Residents and neighborhood associations urged the Keizer Multimodal Safety Committee to prioritize new pedestrian crossings—River Road at Plymouth, Lock Haven at Windsor Island, Chemawa near Keizer Rapids Park and other school/park crossings—and asked the committee to gather top-five priorities for funding and engineering review.

Neighborhood representatives told the Multimodal Safety Committee on Jan. 15 that growing park and school use and new housing make several unsignalized crossings increasingly dangerous and in need of design upgrades.

Rhonda Rich, president of the West Keizer Neighborhood Association, presented a set of suggested locations and said the association surveyed members on the pedestrian-road crossings list.

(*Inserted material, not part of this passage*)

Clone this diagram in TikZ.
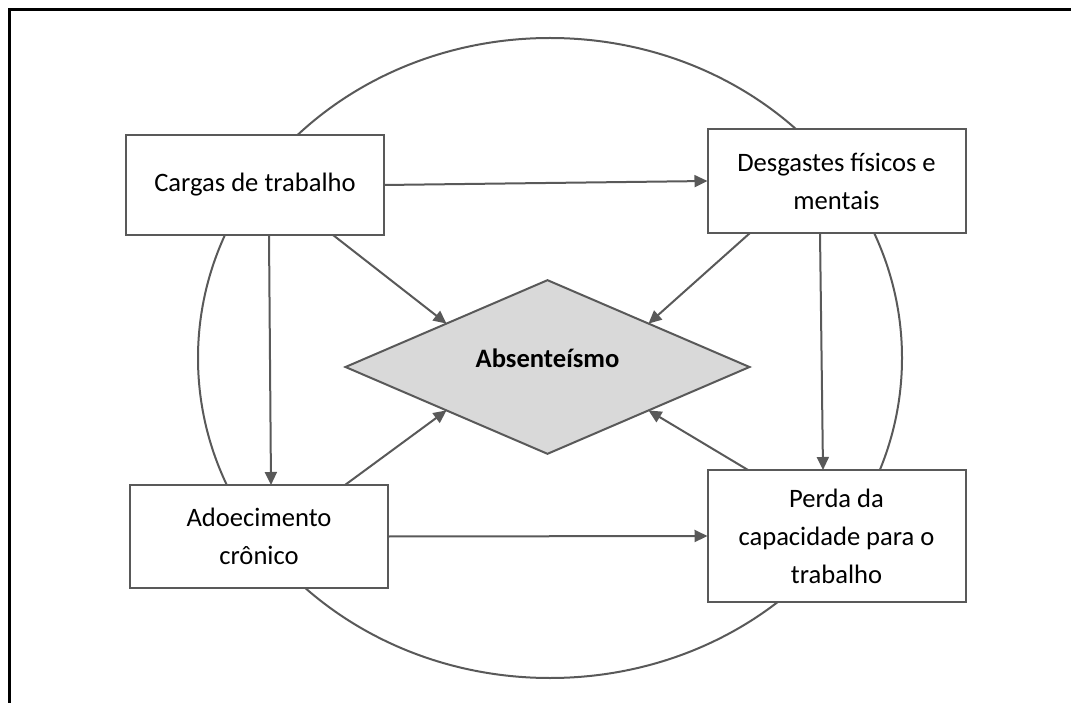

She said a Chemawa crossing near Keizer Rapids Park is already heavily used during games and events and recommended a flashing beacon or a more substantial crossing treatment in the future.

Residents and committee members identified several recurring priorities: River Road at Plymouth (bus stops, poor lighting, high through traffic); Lock Haven at Windsor Island Road (ties to Safe Routes to School recommendations and new apartment development); Alder at Pleasant View (awkward alignment; a fire hydrant and drainage features complicate pedestrian movement); and 14th at Mandarin (high traffic during soccer season). Committee members asked each neighborhood to return a ranked top-five list so staff can prioritize engineering assessment and potential budget requests.

Public works staff said some of the suggested locations coincide with planned resurfacing or long-range transportation planning and confirmed that resurfacing projects can include ADA ramp upgrades and striping improvements. Staff asked neighborhoods to supply contact information and recommendations in writing so the city can incorporate requests into capital planning and budget discussions.

What’s next: The committee will circulate a poll asking members and neighborhood associations to name their top five priorities. Staff and committee members will use those rankings, police and public-works data, and the Transportation System Plan to prioritize candidate crossings for design and funding.